The three remaining seats are filled by a deputy from the Canary Islands, one from Galicia and one from the Navarran People’s Union.

They hold the key to power but also speak to the strong sense of nationalism from Spain’s disparate 19 regional assemblies. And the price for their participation in a new government is a weakening of the ties that bind Spain together.

In May, Prime Minister Pedro Sanchez, the leader of the Socialist Party (PSOE) and the largest in the outgoing coalition, called a snap general election after his junior coalition partners suffered a serious setback in municipal elections.

Calling the election was a gamble, with Sanchez betting that the majority of Spain’s voters would not support the far-right Vox party in its efforts to sit at the Cabinet table with the more moderate Popular Party (PP).

Pedro Sanchez
PM Sanchez has the lion’s share of work to do to cobble together a coalition of the left Image Credit: Rruters

A Challenge Amid Regional Divides

It was a gamble and considering that the PP and Vox won 168 seats — eight seats short of a majority — in that regard Sanchez’s political instincts were right. A majority of Spanish voters did not want to see Vox, with its support for the era of dictator General Franciso Franco, in power.

But it also leaves Sanchez with the lion’s share of work to do to cobble together a coalition of the left.

The PSOE won 122 seats and Sanchez can rely on the 31 gained by Sumar, the left-wing umbrella coalition formed following those May local elections. Bring the Basques on board and his route to power gives him 164. Win over the Catalonians and he returned to power.
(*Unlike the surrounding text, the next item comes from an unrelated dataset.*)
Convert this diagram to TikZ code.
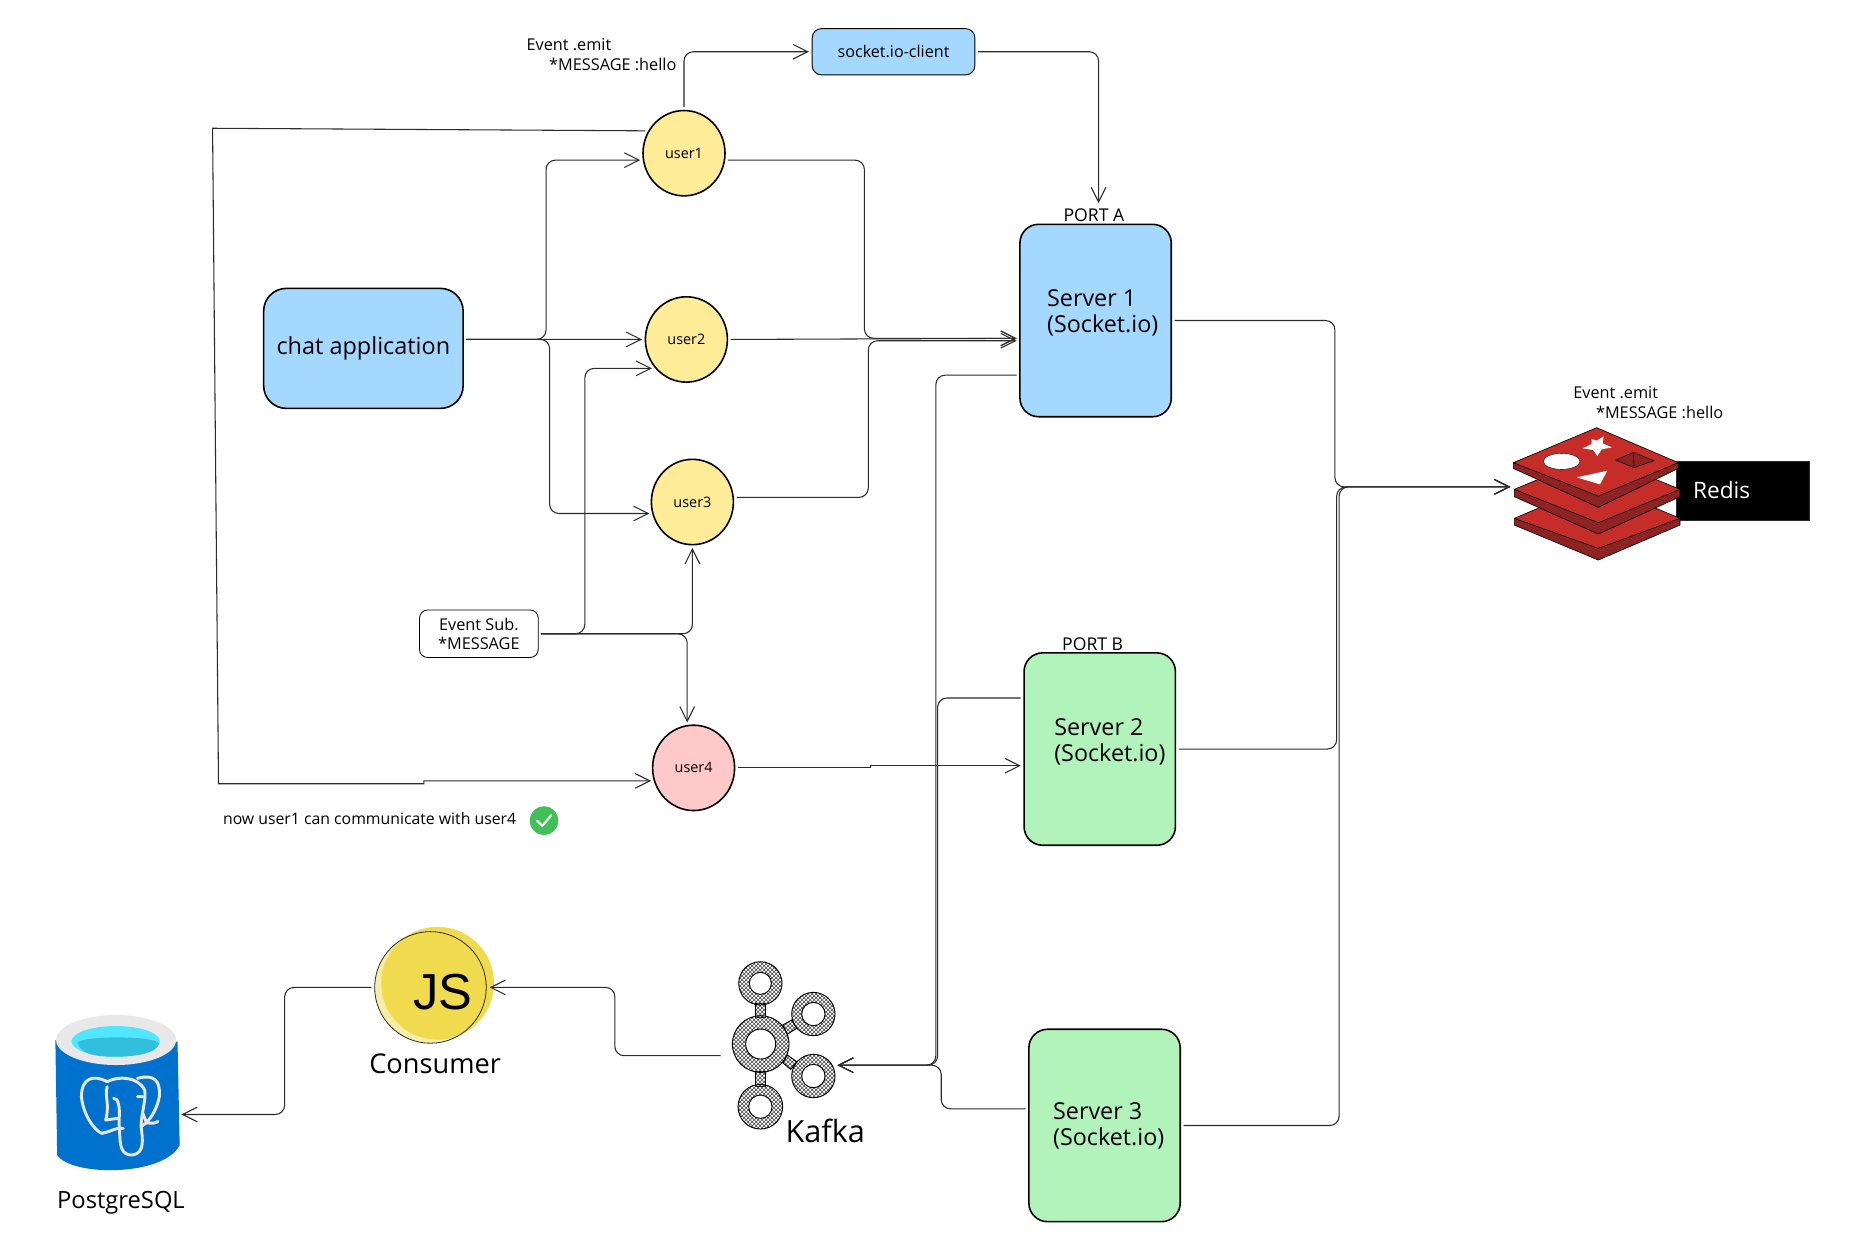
\documentclass[tikz,border=0pt]{standalone}
\usepackage{fontspec}
\setmainfont{Open Sans}
\newfontfamily\jsfont{Liberation Sans}
\usetikzlibrary{shapes.geometric, arrows.meta, positioning, calc, patterns}
\definecolor{inkline}{HTML}{2B2B2B}
\definecolor{skyfill}{HTML}{A5D8FF}
\definecolor{mintfill}{HTML}{B2F2BB}
\definecolor{sandfill}{HTML}{FFEC99}
\definecolor{rosefill}{HTML}{FFC9C9}
\definecolor{okgreen}{HTML}{40C057}
\definecolor{jsyellow}{HTML}{F0DB4F}
\definecolor{jspale}{HTML}{F8EDA8}
\definecolor{pgblue}{HTML}{0072CE}
\definecolor{pgring}{HTML}{E8E8E8}
\definecolor{pgcyan}{HTML}{50E6FF}
\definecolor{pgteal}{HTML}{32BEDD}
\definecolor{redisred}{HTML}{C62D28}
\definecolor{redisdark}{HTML}{8F2323}
\tikzset{
  >={Straight Barb[length=11pt,width=11pt]},
  link/.style={->, draw=inkline, line width=.8pt, rounded corners=7pt},
  userdot/.style={ellipse, draw=black, line width=1.2pt, inner sep=0pt, outer sep=2.5pt,
    minimum width=61.5pt, minimum height=64pt, font=\fontsize{10.8}{12}\selectfont},
  srvbox/.style={rectangle, draw=black, line width=1.2pt, rounded corners=14pt, inner sep=0pt,
    outer sep=2.5pt, minimum width=113.5pt, minimum height=144.3pt},
  srvtext/.style={inner sep=0pt, align=left, font=\fontsize{17.5}{19.6}\selectfont},
  smalltag/.style={inner sep=0pt, align=left, font=\fontsize{12.2}{14.5}\selectfont},
  plate/.style={fill=redisred, draw=black, line width=.5pt, line join=round},
  plateside/.style={fill=redisdark, draw=black, line width=.5pt, line join=round},
  ring/.style={pattern=crosshatch, pattern color=black!75, draw=black, line width=.7pt, even odd rule},
  trunkline/.style={draw=pgring, line width=2.2pt, line cap=round, line join=round},
}
\begin{document}
\begin{tikzpicture}[x=0.890625pt,y=-0.890625pt]
  \useasboundingbox (0,0) rectangle (1568,1049.25);

  \node (user1) at (576,129) [userdot, fill=sandfill] {user1};
  \node (user2) [userdot, fill=sandfill, below=70.7pt of user1, xshift=1.8pt] {user2};
  \node (user3) [userdot, fill=sandfill, below=52.9pt of user2, xshift=4.5pt] {user3};
  \node (user4) [userdot, fill=rosefill, below=130.4pt of user3, xshift=.9pt] {user4};
  \node (app) [draw=black, line width=1.2pt, fill=skyfill, rounded corners=17pt, inner sep=0pt, outer sep=2.5pt,
    minimum width=149.6pt, minimum height=90pt, font=\fontsize{17.6}{18}\selectfont,
    left=131.7pt of user2, yshift=-6.7pt] {chat application};
  \node (socket) [draw=black, line width=.7pt, fill=skyfill, rounded corners=7pt, inner sep=0pt, outer sep=2.5pt,
    minimum width=122pt, minimum height=34.7pt, font=\fontsize{12.1}{13}\selectfont,
    right=60.4pt of user1, yshift=76.1pt] {socket.io-client};
  \node (srv1) [srvbox, fill=skyfill, right=214.4pt of user2, yshift=14.2pt,
    label={[srvtext, xshift=5.3pt, yshift=5.4pt]center:Server 1\\(Socket.io)}] {};
  \node (srv2) [srvbox, fill=mintfill, below=172.1pt of srv1, xshift=3.1pt,
    label={[srvtext, xshift=7.6pt, yshift=5.4pt]center:Server 2\\(Socket.io)}] {};
  \node (srv3) [srvbox, fill=mintfill, below=133pt of srv2, xshift=3.6pt,
    label={[srvtext, xshift=3.1pt, yshift=-.4pt]center:Server 3\\(Socket.io)}] {};
  \node (porta) [inner sep=0pt, font=\fontsize{13.2}{14}\selectfont, above=-1pt of srv1, xshift=-1.3pt] {PORT A};
  \node (portb) [inner sep=0pt, font=\fontsize{13.2}{14}\selectfont, above=-1pt of srv2, xshift=-5.3pt] {PORT B};
  \node (event) [draw=black, line width=.6pt, fill=white, rounded corners=6pt, inner sep=0pt, outer sep=2pt,
    minimum width=89pt, minimum height=35.6pt, smalltag, align=center,
    left=80.4pt of user3, yshift=-98.8pt] {Event Sub.\\*MESSAGE};
  \node (emitone) [smalltag, above=27.5pt of user1, xshift=-61.9pt] {Event .emit\\\hspace*{17pt}*MESSAGE :hello};

  \node (note) [inner sep=0pt, font=\fontsize{11.85}{13}\selectfont, below=-1.5pt of user4, xshift=-243pt] {now user1 can communicate with user4};
  \node (done) [circle, fill=okgreen, inner sep=0pt, minimum size=21.4pt, right=9.8pt of note, yshift=-1.8pt] {};
  \draw [white, line width=1.6pt, line cap=round, line join=round]
    ($(done)+(-6,0)$) -- ($(done)+(-1.5,4.5)$) -- ($(done)+(6,-4.5)$);

  \node (redisbar) at (1467.8,413) [fill=black, draw=inkline, inner sep=0pt, minimum width=99.5pt, minimum height=44.5pt,
    label={[white, font=\fontsize{17}{18}\selectfont, xshift=-16pt]center:Redis}] {};
  \node (redis) at (1344,410) [inner sep=0pt, minimum width=128.2pt, minimum height=106.9pt] {};
  \node (emittwo) [smalltag, above=-2.5pt of redis, xshift=39.2pt] {Event .emit\\\hspace*{17pt}*MESSAGE :hello};
  \begin{scope}[shift={(1246.3,311.6)}, scale=.2807]
    \path [plateside] (103,445) -- (103,465) -- (355,570) -- (600,465) -- (600,445) -- cycle;
    \path [plate] (103,445) -- (350,340) -- (600,445) -- (355,535) -- cycle;
    \path [plateside] (103,358) -- (103,380) -- (355,492) -- (600,380) -- (600,358) -- cycle;
    \path [plate] (103,358) -- (350,255) -- (600,358) -- (355,458) -- cycle;
    \path [plateside] (100,278) -- (100,295) -- (355,412) -- (595,295) -- (595,278) -- cycle;
    \path [plate] (100,278) -- (350,173) -- (595,278) -- (355,378) -- cycle;
    \fill [white, draw=black, line width=.3pt] (245,274) circle [x radius=55, y radius=24];
    \fill [white] (335,207) -- (350,212) -- (371,199) -- (368,220) -- (396,232) -- (365,238)
      -- (352,258) -- (340,240) -- (308,235) -- (335,222) -- cycle;
    \fill [white] (290,322) -- (382,302) -- (360,343) -- cycle;
    \path [fill=redisdark, draw=black, line width=.4pt] (407,270) -- (460,247) -- (522,272) -- (462,293) -- cycle;
    \draw [black, line width=.4pt] (460,247) -- (462,293);
  \end{scope}

  \node (kafka) at (656,880) [inner sep=0pt, minimum width=87.3pt, minimum height=124.7pt] {};
  \node (kafkaname) [inner sep=0pt, font=\fontsize{23}{25}\selectfont, below=-7pt of kafka, xshift=34.7pt] {Kafka};
  \begin{scope}[shift={(589.5,791.6)}, scale=.2807]
    \path [ring] (167,190) rectangle (195,232);
    \path [ring] (167,395) rectangle (195,438);
    \path [ring] (248,255) -- (275,240) -- (290,265) -- (262,282) -- cycle;
    \path [ring] (262,345) -- (290,365) -- (272,388) -- (248,368) -- cycle;
    \path [ring] (182,312) circle [radius=85] (182,312) circle [radius=45];
    \path [ring] (181,130) circle [radius=65] (181,130) circle [radius=33];
    \path [ring] (340,222) circle [radius=65] (340,222) circle [radius=35];
    \path [ring] (340,408) circle [radius=65] (340,408) circle [radius=35];
    \path [ring] (181,500) circle [radius=67] (181,500) circle [radius=35];
  \end{scope}

  \coordinate (jsspot) at (362.5,831.5);
  \fill [jspale] (jsspot) circle [radius=47];
  \fill [jsyellow] ($(jsspot)+(6,-3.5)$) circle [radius=47.5];
  \node (js) at (jsspot) [circle, draw=inkline, line width=.6pt, inner sep=0pt, outer sep=2.5pt, minimum size=83.7pt,
    label={[font=\jsfont\fontsize{38}{40}\selectfont, xshift=9.5pt, yshift=-3.5pt]center:JS}] {};
  \node (consumer) [inner sep=0pt, font=\fontsize{20.4}{24}\selectfont, below=5pt of js, xshift=3.5pt] {Consumer};

  \node (pg) at (98.5,920.5) [inner sep=0pt, outer sep=2.5pt, minimum width=91.7pt, minimum height=116.7pt] {};
  \node (pgname) [inner sep=0pt, font=\fontsize{17.8}{20}\selectfont, below=12.5pt of pg, xshift=3pt] {PostgreSQL};
  \begin{scope}[shift={(0,757.9)}, xscale=.3008, yscale=.2807]
    \fill [pgblue] (155,420) -- (160,765) .. controls (200,830) and (460,830) .. (503,735) -- (497,425) -- cycle;
    \fill [pgring] (325,420) circle [x radius=168, y radius=75];
    \fill [pgcyan] (324,424) circle [x radius=124, y radius=46];
    \fill [pgteal] (218,428) .. controls (225,408) and (430,405) .. (445,430)
      .. controls (440,460) and (380,470) .. (320,470) .. controls (260,470) and (225,460) .. (218,428) -- cycle;
    \draw [trunkline] (300,545) .. controls (260,522) and (228,535) .. (228,590)
      .. controls (232,640) and (262,690) .. (285,700) .. controls (310,695) and (330,680) .. (345,685);
    \draw [trunkline] (300,545) .. controls (330,528) and (385,528) .. (405,570)
      .. controls (410,600) and (395,640) .. (395,680) .. controls (400,720) and (405,760) .. (370,765)
      .. controls (340,765) and (335,740) .. (335,690) .. controls (330,660) and (340,630) .. (328,600);
    \draw [trunkline] (385,535) .. controls (430,522) and (450,540) .. (446,590)
      .. controls (440,625) and (425,650) .. (410,668) .. controls (425,672) and (440,668) .. (442,664);
    \draw [trunkline] (300,560) .. controls (292,590) and (308,610) .. (296,660);
    \draw [trunkline] (296,660) -- (330,655);
    \draw [trunkline] (385,590) -- (400,590) (400,640) -- (410,668) -- (395,680);
    \draw [trunkline] (318,595) -- (328,600);
  \end{scope}

  \draw [link] (user1.north) |- (socket.west);
  \draw [link] (socket.east) -| ($(srv1.north)+(2.5,-15)$);
  \draw [link] (app.5) -- ++(67,0) |- (user1.189);
  \draw [link] (app.5) -- (user2.west);
  \draw [link] (app.5) -- ++(70,0) |- (user3.195);
  \draw [link] (user1.-9) -- ++(115,0) |- ($(srv1.west)+(0,15)$);
  \draw [link] (user2.east) -- ($(srv1.west)+(0,15)$);
  \draw [link] (user3.6) -- ++(111,0) |- ($(srv1.west)+(0,17)$);
  \draw [link] (event.east) -- ++(37,0) |- (user2.220);
  \draw [link] (event.east) -| (user3.south);
  \draw [link] (event.east) -| (user4.98);
  \coordinate (looptop) at (179,108);
  \coordinate (loopbot) at (184,660);
  \draw [link, rounded corners=0pt] (user1.150) -- (looptop) -- (loopbot) -- ++(173,0) |- (user4.197);
  \draw [link, rounded corners=0pt] (user4.east) -- ++(112,0) |- ($(srv2.west)+(0,14)$);
  \coordinate (kafkain) at ($(kafka.east)+(0,17)$);
  \draw [link] ($(srv1.west)+(0,46)$) -- ++(-68,0) |- (kafkain);
  \draw [link] ($(srv2.west)+(0,-43)$) -- ++(-70,0) |- (kafkain);
  \draw [link] ($(srv3.west)+(0,-14)$) -- ++(-71,0) |- (kafkain);
  \draw [link] (srv1.east) -- ++(135,0) |- (redis.west);
  \draw [link] (srv2.east) -- ++(133,0) |- (redis.west);
  \draw [link] (srv3.east) -- ++(131,0) |- (redis.west);
  \draw [link] ($(kafka.west)+(0,9)$) -- ++(-89,0) |- (js.east);
  \draw [link] (js.west) -- ++(-73,0) |- ($(pg.east)+(0,18)$);
\end{tikzpicture}
\end{document}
Of course that’s easier said than done — and the coming weeks will determine whether he has the guile to get over the line once more.

If there’s one thing Sanchez has shown in his career over the past six years, it is that he has the ability to break and make political opponents.

He was a long shot to become prime minister back in 2018 when he timed a no-confidence motion to perfection, ousting Mariano Rajoy and the PP from power after a long-running scandal. He cobbled together a coalition of the Basques and the Catalans then — and he’s betting he can do the same now.

But the rise of Vox over these past five years has been fostered by those on the right who see Spain as being too weak, too willing to compromise to the regions, giving too much away when power needs to be centralised in Madrid.

If Vox had its way, those 19 regional assemblies would be gone by the board — with power resting in those 350 deputies in the national parliament. And no, there wouldn’t be an upper chamber, the Senate, either.

The Catalan separatists have held three referendums on independence, all of which have been declared illegal by Spain’s Constitutional Court. The last vote, in October 2017, left many of its leaders facing long prison terms for sedition and others fleeing in exile to Belgium.

Through the election campaign, Sanchez faced a barrage of criticism from the right for defusing the legal standoff with the Catalans and bringing them back onto the political stage from their criminal convictions. Mostly.

The Junts party leader, Carles Puigdemont, remains a fugitive in Belgium and an amnesty for his role in that October 2017 referendum will be a price for any coalition deal. And that will only inflame tensions of the right.

Indeed, the day after the general election, the Public Prosecutor’s Office in Madrid asked for Puigdemont’s international arrest warrant to be reactivated — hardly a coincidence — but meaning that officials will be playing hardball and have raised the pressure on the exiled leader even more.